At the age of 27, Noriko is still unmarried and that makes her family worried. However she is happy living with her widower father and taking care of his daily needs, firmly rejecting any romance for herself. She is able to be friends with a young man who works as her father’s assistant and while everyone expects her to marry him, she reveals that he already has a fiancĂ©e. She even expresses distaste when a meeting a friend of her father who has remarried, commenting that she feels it is dirty. Eventually her aunt insists on matchmaking her with a promising young man and when Noriko replies that she doesn’t want to leave her father alone without without to care for him, even notes that she has found a widow that her father could marry as well. Under pressure from all sides including her father, she has no choice but to give in.

At first this shapes up as if it’s going to be similar to one of the other Ozu films we’ve seen so far with a strong focus on filial piety. Noriko’s smiles are so bright and cheery during a bicycle outing with her father’s assistant that my wife commented on it and when she worries about her father on his own without her help, we’re led to believe that this is something praiseworthy. But slowly we are led to realize that the extent of her attachment to her father is something that is abnormal and unhealthy, beginning with her strong burst of jealousy when she realizes that her father may well have an interest in the widow after all. While she at first frames her reluctance to leave his side as being due to his inability to fend for himself, the truth that emerges is that it is she who needs him. She is wholly dependent on him financially and as she later admits, she cannot imagine being any happier married than at her father’s side and begs to be allowed to stay.

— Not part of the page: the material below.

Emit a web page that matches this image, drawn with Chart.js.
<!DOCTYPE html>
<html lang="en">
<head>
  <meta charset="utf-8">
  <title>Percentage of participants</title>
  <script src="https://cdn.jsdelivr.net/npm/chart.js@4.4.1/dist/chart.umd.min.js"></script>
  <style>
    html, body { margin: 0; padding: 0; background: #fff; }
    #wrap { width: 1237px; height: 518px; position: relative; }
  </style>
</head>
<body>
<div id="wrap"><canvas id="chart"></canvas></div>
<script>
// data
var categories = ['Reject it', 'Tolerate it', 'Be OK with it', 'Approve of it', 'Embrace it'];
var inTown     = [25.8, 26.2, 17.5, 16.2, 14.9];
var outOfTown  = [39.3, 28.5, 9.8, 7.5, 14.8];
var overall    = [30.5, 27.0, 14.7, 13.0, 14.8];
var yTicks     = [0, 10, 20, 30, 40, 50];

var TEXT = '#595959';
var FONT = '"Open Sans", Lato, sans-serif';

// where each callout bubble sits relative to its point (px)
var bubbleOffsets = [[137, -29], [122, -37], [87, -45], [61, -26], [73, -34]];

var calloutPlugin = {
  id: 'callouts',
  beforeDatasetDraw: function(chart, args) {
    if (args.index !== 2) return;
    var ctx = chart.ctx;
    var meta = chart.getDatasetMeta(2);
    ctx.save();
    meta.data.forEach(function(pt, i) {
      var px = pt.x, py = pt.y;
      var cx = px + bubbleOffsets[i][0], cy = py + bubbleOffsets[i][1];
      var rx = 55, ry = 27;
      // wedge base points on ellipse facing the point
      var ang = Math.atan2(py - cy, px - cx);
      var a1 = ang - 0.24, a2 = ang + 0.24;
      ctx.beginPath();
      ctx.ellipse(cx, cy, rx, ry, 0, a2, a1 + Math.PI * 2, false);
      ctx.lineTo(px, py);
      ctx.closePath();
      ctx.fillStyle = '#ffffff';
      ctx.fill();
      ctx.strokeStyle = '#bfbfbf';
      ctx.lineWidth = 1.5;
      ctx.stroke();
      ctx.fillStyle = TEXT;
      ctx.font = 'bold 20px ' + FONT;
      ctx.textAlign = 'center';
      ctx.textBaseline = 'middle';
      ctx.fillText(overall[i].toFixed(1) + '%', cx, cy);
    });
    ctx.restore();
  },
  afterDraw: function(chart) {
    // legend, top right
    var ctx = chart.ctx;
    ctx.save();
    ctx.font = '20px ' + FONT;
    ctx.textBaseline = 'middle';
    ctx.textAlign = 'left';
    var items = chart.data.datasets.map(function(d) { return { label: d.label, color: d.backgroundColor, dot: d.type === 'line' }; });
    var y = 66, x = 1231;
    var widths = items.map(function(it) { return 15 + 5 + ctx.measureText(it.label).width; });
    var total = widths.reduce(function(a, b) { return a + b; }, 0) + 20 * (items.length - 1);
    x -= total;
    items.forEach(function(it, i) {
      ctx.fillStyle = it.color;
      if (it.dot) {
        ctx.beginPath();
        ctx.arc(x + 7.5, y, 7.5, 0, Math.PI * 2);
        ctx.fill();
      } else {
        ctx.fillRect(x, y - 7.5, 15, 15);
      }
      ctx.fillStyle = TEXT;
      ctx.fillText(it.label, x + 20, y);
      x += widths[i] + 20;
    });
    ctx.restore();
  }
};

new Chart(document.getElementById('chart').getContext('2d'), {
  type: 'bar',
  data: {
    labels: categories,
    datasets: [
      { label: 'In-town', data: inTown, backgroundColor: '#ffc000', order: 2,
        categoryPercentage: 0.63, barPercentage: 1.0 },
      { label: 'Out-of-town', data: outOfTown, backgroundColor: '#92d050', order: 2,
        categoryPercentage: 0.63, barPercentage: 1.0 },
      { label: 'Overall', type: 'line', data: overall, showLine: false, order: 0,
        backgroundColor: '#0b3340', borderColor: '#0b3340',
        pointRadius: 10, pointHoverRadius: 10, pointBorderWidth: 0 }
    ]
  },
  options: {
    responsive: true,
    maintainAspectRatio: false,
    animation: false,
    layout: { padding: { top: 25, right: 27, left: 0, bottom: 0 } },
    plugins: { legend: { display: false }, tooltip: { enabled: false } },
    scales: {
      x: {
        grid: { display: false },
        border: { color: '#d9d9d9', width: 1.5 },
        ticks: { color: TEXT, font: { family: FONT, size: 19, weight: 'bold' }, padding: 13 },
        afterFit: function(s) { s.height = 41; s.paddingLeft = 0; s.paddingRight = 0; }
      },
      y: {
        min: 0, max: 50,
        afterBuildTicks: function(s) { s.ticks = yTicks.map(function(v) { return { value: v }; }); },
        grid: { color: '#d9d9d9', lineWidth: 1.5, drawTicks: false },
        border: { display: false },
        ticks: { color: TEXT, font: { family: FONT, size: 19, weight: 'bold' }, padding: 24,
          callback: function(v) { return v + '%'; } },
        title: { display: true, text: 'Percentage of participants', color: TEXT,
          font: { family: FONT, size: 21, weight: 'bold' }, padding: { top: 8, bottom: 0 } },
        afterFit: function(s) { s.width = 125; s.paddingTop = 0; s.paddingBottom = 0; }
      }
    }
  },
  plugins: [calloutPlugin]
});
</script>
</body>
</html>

This is of course extraordinary in that it is almost unheard of to have a story about a child who is too devoted to a parent. A Western film about similar themes probably wouldn’t be able to avoid being explicitly incestuous but this film is far more subtle. There is nothing sexual whatsoever in Noriko’s relationship with her father but in all other respects she does seem to act as a wife, preparing his meals, seeing to his bath and so on, and finds satisfaction and meaning in this role. As her father himself points out to her, this is an unhealthy and unsustainable relationship and so regrets having kept her at his side for too long. As befits this being a complex masterpiece, there are also all kinds of subtle undercurrents behind this state of affairs. Noriko’s friend for example has recently divorced and rejoices at being financially independent while exhorting Noriko to get married and to just to leave the husband if she ends up not liking it. The devastation of the war with the deaths of many eligible men and the economic depression probably also contributes to Noriko remaining unmarried for so long. This is indeed Ozu’s greatest strength as a director. While this is an intensely personal family drama, it also encapsulates the changes going on in the wider society.

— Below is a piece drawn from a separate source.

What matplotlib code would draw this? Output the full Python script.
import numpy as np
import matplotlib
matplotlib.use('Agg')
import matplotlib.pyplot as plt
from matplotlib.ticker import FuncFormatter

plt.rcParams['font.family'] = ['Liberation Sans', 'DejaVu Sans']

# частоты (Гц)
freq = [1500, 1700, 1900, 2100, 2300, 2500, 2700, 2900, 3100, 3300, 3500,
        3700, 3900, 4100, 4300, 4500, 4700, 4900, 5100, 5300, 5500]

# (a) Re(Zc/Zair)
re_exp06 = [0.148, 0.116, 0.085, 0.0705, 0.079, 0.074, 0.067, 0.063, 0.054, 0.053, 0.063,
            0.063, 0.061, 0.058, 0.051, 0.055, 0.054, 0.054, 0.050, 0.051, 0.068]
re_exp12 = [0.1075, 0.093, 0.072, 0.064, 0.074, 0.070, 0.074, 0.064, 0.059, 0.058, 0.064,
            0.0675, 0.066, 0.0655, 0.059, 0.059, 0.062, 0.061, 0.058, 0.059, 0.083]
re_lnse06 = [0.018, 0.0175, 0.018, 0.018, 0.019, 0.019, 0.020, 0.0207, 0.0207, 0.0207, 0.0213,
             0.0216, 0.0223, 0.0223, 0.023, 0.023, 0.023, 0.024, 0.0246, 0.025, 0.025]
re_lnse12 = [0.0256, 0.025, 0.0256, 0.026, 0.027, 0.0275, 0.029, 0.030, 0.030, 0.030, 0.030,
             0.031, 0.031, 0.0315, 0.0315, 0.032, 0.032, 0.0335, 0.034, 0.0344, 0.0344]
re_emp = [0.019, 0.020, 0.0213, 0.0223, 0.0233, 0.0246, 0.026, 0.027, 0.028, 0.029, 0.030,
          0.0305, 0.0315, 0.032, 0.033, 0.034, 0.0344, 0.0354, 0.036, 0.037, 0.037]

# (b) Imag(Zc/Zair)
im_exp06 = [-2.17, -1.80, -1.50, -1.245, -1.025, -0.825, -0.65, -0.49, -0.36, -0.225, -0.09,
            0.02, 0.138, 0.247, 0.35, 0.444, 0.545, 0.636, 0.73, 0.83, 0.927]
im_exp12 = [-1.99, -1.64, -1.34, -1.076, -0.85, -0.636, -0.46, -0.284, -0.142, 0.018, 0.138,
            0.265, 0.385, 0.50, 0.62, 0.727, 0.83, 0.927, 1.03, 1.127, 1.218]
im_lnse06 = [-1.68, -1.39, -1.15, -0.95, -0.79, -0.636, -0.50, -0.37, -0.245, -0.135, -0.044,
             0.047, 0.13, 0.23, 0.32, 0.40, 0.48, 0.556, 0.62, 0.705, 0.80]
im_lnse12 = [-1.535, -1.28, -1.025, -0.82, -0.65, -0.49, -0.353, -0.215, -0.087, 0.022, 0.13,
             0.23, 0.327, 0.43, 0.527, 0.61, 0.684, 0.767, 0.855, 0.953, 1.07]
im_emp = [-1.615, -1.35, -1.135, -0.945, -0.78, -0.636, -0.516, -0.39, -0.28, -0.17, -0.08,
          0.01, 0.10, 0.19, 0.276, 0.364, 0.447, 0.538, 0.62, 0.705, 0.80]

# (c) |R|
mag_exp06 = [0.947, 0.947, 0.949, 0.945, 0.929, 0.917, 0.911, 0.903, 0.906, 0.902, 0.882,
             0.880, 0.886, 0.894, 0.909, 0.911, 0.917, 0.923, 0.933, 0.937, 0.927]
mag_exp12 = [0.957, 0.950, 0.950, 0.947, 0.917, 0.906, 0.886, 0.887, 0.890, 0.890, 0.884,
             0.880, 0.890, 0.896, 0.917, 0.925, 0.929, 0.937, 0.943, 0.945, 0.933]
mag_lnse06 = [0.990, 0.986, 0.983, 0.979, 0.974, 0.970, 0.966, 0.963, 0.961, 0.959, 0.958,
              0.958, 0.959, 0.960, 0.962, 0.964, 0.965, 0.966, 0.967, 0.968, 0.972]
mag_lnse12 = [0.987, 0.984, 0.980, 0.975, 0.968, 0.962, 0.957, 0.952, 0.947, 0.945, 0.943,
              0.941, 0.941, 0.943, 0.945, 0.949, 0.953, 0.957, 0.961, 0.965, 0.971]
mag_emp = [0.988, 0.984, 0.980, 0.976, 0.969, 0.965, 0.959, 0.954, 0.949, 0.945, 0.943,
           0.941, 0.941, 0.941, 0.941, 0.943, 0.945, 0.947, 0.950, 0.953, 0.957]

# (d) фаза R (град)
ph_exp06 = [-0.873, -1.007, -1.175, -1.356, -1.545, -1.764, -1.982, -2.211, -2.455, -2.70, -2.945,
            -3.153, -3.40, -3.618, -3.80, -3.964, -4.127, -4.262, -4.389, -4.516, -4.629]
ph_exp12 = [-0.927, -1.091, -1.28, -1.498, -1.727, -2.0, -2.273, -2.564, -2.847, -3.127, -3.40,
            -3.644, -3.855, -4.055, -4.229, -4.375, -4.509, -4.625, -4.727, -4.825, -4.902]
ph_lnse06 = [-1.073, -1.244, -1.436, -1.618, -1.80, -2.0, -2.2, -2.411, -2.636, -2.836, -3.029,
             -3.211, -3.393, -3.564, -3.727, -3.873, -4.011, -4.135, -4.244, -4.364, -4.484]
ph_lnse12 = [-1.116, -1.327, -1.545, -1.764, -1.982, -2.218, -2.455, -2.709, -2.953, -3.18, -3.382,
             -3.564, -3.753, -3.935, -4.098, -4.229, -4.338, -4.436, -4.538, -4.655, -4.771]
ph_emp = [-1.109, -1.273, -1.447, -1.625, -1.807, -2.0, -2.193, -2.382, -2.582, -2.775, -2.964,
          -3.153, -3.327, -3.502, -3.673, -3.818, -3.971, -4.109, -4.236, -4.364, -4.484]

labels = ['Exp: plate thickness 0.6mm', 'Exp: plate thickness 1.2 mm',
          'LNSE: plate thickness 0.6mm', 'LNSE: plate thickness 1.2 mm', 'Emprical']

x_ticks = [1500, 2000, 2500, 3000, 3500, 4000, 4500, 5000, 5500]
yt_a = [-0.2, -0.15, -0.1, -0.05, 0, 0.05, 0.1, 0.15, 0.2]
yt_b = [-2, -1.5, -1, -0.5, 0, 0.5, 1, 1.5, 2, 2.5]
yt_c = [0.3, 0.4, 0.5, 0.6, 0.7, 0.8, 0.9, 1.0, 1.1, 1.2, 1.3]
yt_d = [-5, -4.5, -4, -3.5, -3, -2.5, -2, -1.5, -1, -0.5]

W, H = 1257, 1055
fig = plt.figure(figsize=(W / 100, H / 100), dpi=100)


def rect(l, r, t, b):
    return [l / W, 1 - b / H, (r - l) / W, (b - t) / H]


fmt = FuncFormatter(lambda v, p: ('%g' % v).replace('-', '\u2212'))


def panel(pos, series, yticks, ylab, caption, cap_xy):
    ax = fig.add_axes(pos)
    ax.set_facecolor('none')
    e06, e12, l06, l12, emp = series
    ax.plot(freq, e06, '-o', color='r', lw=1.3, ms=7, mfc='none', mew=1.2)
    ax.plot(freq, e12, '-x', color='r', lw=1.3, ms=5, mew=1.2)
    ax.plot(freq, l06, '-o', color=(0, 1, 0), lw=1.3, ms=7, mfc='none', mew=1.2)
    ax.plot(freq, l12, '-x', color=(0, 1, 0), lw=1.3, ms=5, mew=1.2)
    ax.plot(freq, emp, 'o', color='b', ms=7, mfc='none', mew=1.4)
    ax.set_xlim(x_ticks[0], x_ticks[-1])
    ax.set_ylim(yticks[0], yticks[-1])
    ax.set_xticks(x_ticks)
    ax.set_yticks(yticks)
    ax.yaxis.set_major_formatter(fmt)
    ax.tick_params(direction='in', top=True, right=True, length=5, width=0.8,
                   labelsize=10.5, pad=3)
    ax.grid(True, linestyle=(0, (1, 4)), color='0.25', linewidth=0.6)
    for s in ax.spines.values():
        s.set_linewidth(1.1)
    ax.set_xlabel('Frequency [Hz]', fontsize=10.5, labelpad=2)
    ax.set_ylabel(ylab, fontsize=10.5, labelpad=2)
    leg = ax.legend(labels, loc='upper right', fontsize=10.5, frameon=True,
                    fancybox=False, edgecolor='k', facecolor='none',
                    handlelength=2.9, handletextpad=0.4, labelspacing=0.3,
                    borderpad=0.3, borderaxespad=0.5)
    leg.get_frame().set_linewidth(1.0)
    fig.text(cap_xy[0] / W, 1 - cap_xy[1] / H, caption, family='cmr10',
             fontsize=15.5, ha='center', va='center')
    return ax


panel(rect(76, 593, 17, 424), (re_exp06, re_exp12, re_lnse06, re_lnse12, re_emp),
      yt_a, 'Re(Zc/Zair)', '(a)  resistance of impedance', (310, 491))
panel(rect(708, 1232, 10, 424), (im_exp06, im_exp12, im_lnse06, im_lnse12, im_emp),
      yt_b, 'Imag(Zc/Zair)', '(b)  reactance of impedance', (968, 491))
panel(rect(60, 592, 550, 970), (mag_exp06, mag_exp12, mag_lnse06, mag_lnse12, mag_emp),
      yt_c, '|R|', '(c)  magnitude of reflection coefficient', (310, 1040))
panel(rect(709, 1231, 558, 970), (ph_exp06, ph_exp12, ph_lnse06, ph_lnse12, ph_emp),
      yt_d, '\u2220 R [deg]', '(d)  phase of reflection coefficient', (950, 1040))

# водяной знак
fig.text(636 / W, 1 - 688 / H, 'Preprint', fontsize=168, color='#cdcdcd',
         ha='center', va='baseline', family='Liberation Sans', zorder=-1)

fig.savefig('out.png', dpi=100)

I initially underestimated this film and indeed was starting to find Noriko’s enforced cheeriness off-putting. But as I should have known, Ozu is indeed a true master and highlights her happiness in the beginning only to accentuate her misery later on. Similarly he subverts the traditional message of filial piety with a far darker and hence more original theme than any of his other works we’ve seen so far. I believe that there is even more in this than I can truly understand, for example the Noh performance that Noriko attends with her father probably encapsulates specific shades of meaning that cannot be properly conveyed by a direct translation. No wonder this film has inspired so much commentary and scholarship and that is why I am shocked by how modern and sophisticated this film is while being presented in utter simplicity.